"This is how they like to talk," I announced to my reflection. "Wa-blah-hubbity-bah-blah-froo.
When I was a little girl, I would often stand on a chair peering into a large mirror in my parents' bathroom speaking nonsense. Yes, I suppose it was a bit strange. I had to find different ways of entertaining myself at home when there was absolutely nothing to do.
It is interesting how, at the time, I thought most adults conversing with each other sounded as if they were speaking gibberish. But, when grownups talked to me directly, I could understand what they were telling me. It was a different story when they talked to each other, especially when they socialized. One time I remember a woman crouching down, facing me, and telling me, "Oh, I like your dress!" When she popped back up to talk to another woman, she garbled, "So, wee bugh bah gah!"

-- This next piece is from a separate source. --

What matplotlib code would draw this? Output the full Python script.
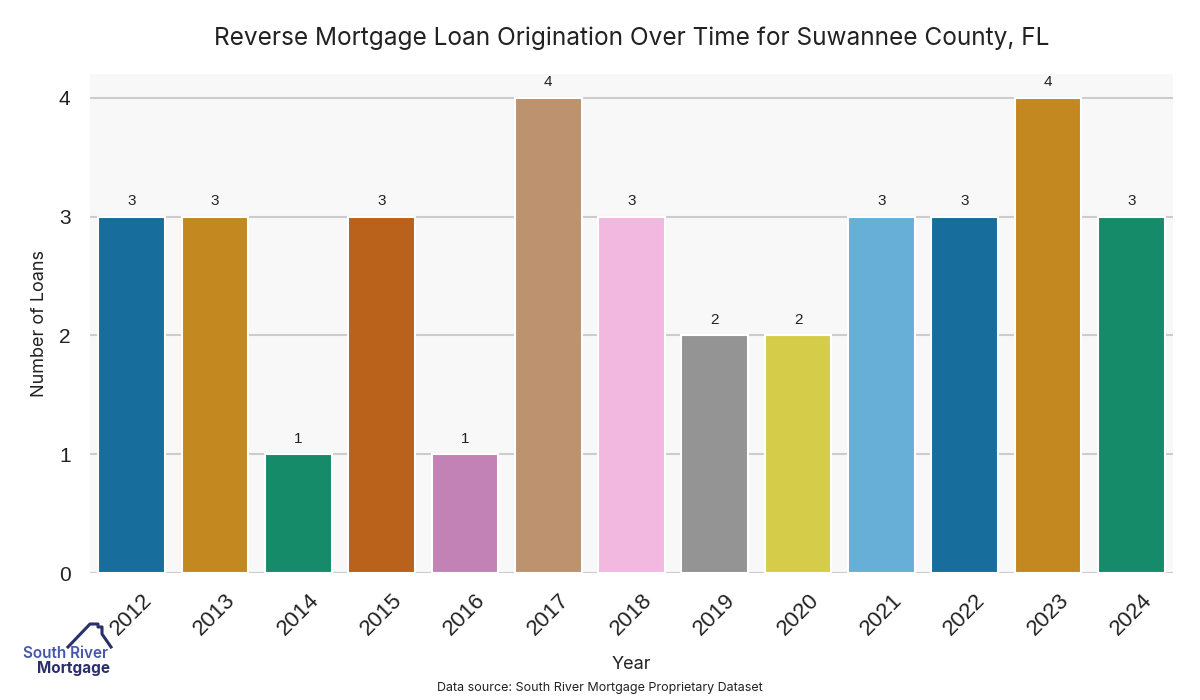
import matplotlib
matplotlib.use("Agg")
import matplotlib.pyplot as plt
import seaborn as sns
from matplotlib.lines import Line2D

years = ["2012", "2013", "2014", "2015", "2016", "2017", "2018", "2019", "2020", "2021", "2022", "2023", "2024"]
loans = [3, 3, 1, 3, 1, 4, 3, 2, 2, 3, 3, 4, 3]

title = "Reverse Mortgage Loan Origination Over Time for Suwannee County, FL"
xlabel = "Year"
ylabel = "Number of Loans"
source = "Data source: South River Mortgage Proprietary Dataset"

base = sns.color_palette("colorblind", 10)
colors = [sns.desaturate(base[i % 10], 0.75) for i in range(len(years))]

fig = plt.figure(figsize=(12, 7), dpi=100)
ax = fig.add_axes([0.075, 0.1814, 0.9025, 0.713])
ax.set_facecolor("#f8f8f8")
for s in ax.spines.values():
    s.set_visible(False)

x = range(len(years))
bars = ax.bar(x, loans, width=0.8, color=colors, edgecolor="white", linewidth=1.5, zorder=3)
ax.yaxis.grid(True, color="#cccccc", linewidth=1.5, zorder=0)
ax.set_axisbelow(True)
ax.set_xlim(-0.5, len(years) - 0.5)
ax.set_ylim(0, 4.2)
ax.set_yticks([0, 1, 2, 3, 4])
ax.set_xticks(list(x))
ax.set_xticklabels(years, rotation=45, fontsize=16, color="#222222", family="Liberation Sans")
ax.tick_params(axis="y", labelsize=15, labelcolor="#222222", length=0, pad=14)
ax.tick_params(axis="x", length=0, pad=12)
for lbl in ax.get_yticklabels():
    lbl.set_family("Liberation Sans")

for xi, v in zip(x, loans):
    ax.text(xi, v + 0.07, str(v), ha="center", va="bottom", fontsize=11, color="#222222", family="Liberation Sans")

ax.set_ylabel(ylabel, fontsize=13, color="#222222", family="Inter", labelpad=8)
ax.set_xlabel(xlabel, fontsize=13, color="#222222", family="Inter", labelpad=12)
fig.text(0.526, 0.946, title, ha="center", va="center", fontsize=17.6, color="#222222", family="Inter")
fig.text(0.5, 0.017, source, ha="center", va="center", fontsize=9, color="#222222", family="Inter")

# logo
def fx(px):
    return px / 1200
def fy(py):
    return 1 - py / 700
roof_x = [68, 90, 98, 98, 102, 102, 111]
roof_y = [647, 624, 624, 627, 627, 634, 647]
fig.add_artist(Line2D([fx(v) for v in roof_x], [fy(v) for v in roof_y], color="#2b2f6b", linewidth=2.2, transform=fig.transFigure))
fig.text(fx(23), fy(654), "South River", ha="left", va="center", fontsize=11, color="#4557a8", family="Inter", fontweight="semibold")
fig.text(fx(37), fy(669), "Mortgage", ha="left", va="center", fontsize=11, color="#2b2f6b", family="Inter", fontweight="bold")

fig.savefig("out.png", dpi=100, facecolor="white")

I never understood why this phenomenon occurred. I fantasized about when I will finally become a woman and speak "adult," which is apparently a language little kids such as myself could not understand or are not supposed to comprehend. I looked forward to the day I suddenly speak gibberish as I talk to one of my parents' friends. I imagined adult me casually holding a large mug of coffee, wearing a little black dress, tons of pearl necklaces, and a red beret as I mingle with the grownups speaking our language. I knew that I would be stylish and exciting as I discuss the weather in a new and sophisticated language: "adult speak."
I did not realize at the time that my hearing loss was largely the reason why most adults sounded like the teachers and parents from a Peanuts animation.
Eventually, I grew bored of pretending to talk like grownups. I did not have the patience to keep practicing. The day I turn into an adult was not coming fast enough.